**Aim of the exercise**. Include in the output only the lines from the opening of the records through the line containing "ax = fig.add_axes([0.1351, 0.2017, 0.846, 0.7397])", each printed exactly; pictures are omitted.

= = =

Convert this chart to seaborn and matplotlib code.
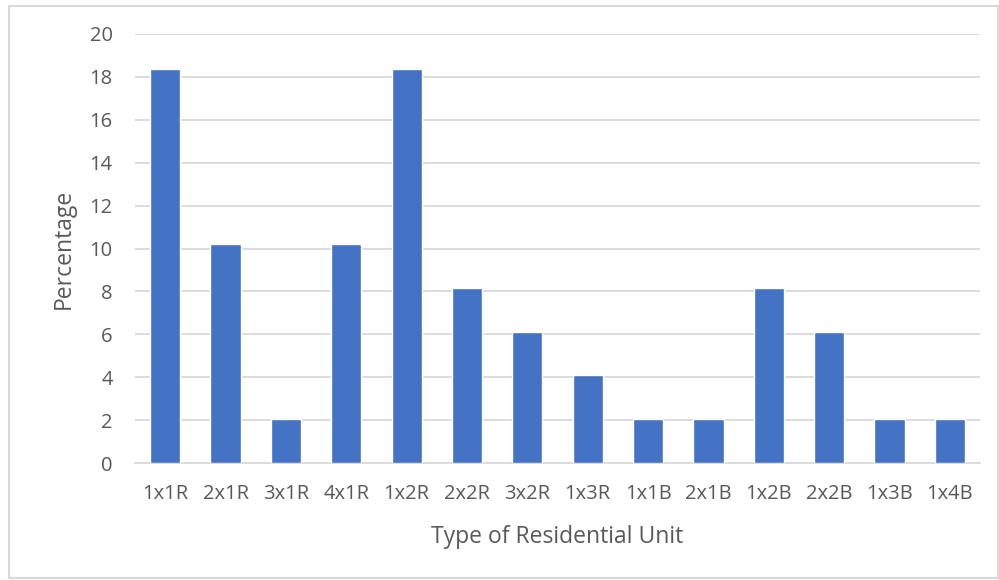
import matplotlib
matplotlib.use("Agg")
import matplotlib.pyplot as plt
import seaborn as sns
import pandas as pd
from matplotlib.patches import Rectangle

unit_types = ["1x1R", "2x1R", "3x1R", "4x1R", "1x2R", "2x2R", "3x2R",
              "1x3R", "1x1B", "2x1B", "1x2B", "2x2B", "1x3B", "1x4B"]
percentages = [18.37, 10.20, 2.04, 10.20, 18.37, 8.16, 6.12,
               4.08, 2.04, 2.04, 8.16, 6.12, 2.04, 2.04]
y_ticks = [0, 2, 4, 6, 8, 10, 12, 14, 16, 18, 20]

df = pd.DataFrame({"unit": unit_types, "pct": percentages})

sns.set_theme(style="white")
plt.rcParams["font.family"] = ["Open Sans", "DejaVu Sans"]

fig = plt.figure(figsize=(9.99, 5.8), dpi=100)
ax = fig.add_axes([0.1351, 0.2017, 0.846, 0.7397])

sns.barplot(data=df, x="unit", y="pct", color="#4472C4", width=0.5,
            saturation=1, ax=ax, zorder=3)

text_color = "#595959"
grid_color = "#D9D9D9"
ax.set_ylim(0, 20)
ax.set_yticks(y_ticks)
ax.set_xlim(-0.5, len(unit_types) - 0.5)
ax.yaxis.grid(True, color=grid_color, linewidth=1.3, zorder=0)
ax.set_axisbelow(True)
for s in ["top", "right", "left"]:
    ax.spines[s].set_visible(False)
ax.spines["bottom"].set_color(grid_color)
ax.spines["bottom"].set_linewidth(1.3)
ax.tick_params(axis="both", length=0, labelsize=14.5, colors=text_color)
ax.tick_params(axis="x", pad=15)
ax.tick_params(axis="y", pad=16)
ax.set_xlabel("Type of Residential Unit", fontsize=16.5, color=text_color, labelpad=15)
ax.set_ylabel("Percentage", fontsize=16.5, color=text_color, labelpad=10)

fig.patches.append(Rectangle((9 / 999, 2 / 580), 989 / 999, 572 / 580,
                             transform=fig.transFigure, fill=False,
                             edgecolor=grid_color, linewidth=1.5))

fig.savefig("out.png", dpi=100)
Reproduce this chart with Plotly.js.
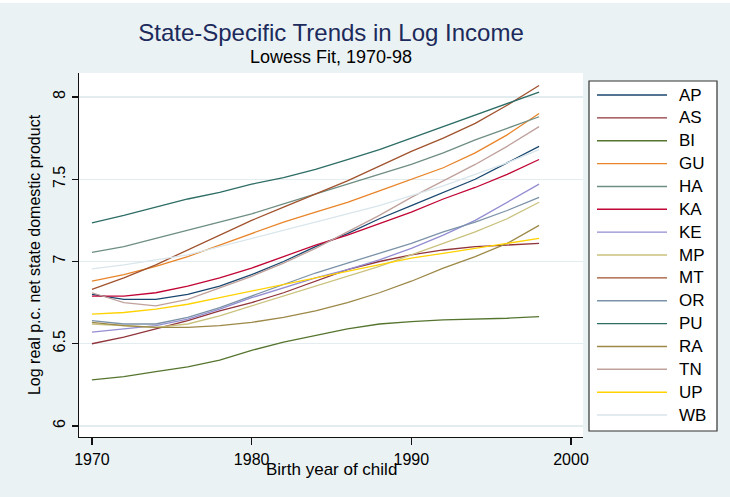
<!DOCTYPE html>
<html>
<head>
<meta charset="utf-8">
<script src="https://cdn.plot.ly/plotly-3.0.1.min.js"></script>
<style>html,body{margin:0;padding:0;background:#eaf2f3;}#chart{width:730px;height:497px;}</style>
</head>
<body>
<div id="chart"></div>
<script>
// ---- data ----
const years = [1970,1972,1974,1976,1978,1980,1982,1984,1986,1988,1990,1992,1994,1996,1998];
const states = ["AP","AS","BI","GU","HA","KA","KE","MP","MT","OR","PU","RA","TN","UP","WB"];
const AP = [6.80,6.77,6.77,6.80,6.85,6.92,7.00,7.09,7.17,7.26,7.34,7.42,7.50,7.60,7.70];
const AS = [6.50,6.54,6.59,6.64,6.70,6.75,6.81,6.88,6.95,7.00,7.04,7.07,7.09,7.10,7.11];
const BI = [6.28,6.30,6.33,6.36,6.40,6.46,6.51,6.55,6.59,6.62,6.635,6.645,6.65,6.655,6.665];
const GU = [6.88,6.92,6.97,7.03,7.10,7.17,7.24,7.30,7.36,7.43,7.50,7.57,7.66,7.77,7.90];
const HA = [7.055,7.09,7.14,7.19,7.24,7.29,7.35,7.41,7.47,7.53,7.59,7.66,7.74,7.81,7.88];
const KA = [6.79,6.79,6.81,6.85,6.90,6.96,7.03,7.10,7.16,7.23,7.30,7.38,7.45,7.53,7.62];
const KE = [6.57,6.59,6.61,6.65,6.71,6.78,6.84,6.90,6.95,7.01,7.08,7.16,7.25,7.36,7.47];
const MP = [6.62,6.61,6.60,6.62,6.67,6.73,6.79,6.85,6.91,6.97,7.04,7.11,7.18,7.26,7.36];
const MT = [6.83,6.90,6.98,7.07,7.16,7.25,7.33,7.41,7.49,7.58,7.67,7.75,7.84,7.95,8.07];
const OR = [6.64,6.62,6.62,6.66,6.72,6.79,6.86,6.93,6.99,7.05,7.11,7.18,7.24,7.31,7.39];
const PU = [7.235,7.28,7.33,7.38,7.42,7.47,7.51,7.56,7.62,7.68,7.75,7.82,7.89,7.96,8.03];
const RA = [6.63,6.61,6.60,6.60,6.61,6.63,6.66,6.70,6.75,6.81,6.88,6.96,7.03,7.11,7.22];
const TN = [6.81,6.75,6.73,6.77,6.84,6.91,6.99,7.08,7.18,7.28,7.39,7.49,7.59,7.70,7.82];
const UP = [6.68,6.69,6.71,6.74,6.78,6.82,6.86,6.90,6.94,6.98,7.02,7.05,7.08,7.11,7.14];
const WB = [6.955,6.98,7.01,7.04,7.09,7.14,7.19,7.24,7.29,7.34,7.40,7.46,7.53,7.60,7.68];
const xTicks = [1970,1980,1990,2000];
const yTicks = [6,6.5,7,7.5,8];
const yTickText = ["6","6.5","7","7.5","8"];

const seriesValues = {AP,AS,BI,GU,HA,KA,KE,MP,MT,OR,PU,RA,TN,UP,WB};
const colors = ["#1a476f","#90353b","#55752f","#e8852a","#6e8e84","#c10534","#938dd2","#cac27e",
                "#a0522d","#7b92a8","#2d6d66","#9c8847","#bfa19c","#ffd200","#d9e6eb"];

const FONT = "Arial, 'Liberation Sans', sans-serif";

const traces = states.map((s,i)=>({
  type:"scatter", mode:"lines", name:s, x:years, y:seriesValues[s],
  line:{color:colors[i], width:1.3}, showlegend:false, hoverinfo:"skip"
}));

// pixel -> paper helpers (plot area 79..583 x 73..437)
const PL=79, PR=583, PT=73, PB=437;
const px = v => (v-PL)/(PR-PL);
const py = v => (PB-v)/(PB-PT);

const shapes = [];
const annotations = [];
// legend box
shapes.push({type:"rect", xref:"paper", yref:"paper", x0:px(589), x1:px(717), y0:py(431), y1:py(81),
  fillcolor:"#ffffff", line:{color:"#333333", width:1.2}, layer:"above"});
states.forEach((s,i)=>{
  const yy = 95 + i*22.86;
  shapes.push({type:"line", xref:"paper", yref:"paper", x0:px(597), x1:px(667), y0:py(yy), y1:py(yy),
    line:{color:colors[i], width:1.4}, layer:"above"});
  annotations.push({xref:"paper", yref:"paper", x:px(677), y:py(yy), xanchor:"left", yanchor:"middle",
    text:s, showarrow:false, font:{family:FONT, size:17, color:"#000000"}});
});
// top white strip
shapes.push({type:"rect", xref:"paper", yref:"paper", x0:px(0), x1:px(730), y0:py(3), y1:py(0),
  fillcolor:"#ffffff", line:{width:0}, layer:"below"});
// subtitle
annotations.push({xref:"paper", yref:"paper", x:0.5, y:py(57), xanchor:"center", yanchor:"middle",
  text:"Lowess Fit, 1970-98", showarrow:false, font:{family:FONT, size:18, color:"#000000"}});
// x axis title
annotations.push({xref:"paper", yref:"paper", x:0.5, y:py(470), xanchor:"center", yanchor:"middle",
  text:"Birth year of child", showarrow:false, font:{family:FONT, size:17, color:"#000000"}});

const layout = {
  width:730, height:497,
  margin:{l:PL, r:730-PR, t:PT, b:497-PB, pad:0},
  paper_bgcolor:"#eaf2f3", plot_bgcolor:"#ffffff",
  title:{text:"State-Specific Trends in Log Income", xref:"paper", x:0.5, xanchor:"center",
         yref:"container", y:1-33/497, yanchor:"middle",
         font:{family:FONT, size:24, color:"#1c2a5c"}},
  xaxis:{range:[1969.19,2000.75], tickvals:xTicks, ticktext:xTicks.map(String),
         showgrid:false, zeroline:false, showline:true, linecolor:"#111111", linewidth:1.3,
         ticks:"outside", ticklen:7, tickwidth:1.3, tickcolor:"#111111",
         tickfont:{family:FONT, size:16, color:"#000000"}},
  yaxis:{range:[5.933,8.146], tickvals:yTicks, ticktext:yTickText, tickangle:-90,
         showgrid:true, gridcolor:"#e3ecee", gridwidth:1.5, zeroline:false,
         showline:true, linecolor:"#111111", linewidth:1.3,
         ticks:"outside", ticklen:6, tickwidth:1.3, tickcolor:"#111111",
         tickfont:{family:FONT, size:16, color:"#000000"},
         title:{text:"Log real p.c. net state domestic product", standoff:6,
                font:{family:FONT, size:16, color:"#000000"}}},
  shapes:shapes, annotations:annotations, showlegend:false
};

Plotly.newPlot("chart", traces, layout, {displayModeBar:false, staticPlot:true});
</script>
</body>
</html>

= = =

**Result of the task**.
Convert this chart to seaborn and matplotlib code.
import matplotlib
matplotlib.use("Agg")
import matplotlib.pyplot as plt
import seaborn as sns
import pandas as pd
from matplotlib.patches import Rectangle

unit_types = ["1x1R", "2x1R", "3x1R", "4x1R", "1x2R", "2x2R", "3x2R",
              "1x3R", "1x1B", "2x1B", "1x2B", "2x2B", "1x3B", "1x4B"]
percentages = [18.37, 10.20, 2.04, 10.20, 18.37, 8.16, 6.12,
               4.08, 2.04, 2.04, 8.16, 6.12, 2.04, 2.04]
y_ticks = [0, 2, 4, 6, 8, 10, 12, 14, 16, 18, 20]

df = pd.DataFrame({"unit": unit_types, "pct": percentages})

sns.set_theme(style="white")
plt.rcParams["font.family"] = ["Open Sans", "DejaVu Sans"]

fig = plt.figure(figsize=(9.99, 5.8), dpi=100)
ax = fig.add_axes([0.1351, 0.2017, 0.846, 0.7397])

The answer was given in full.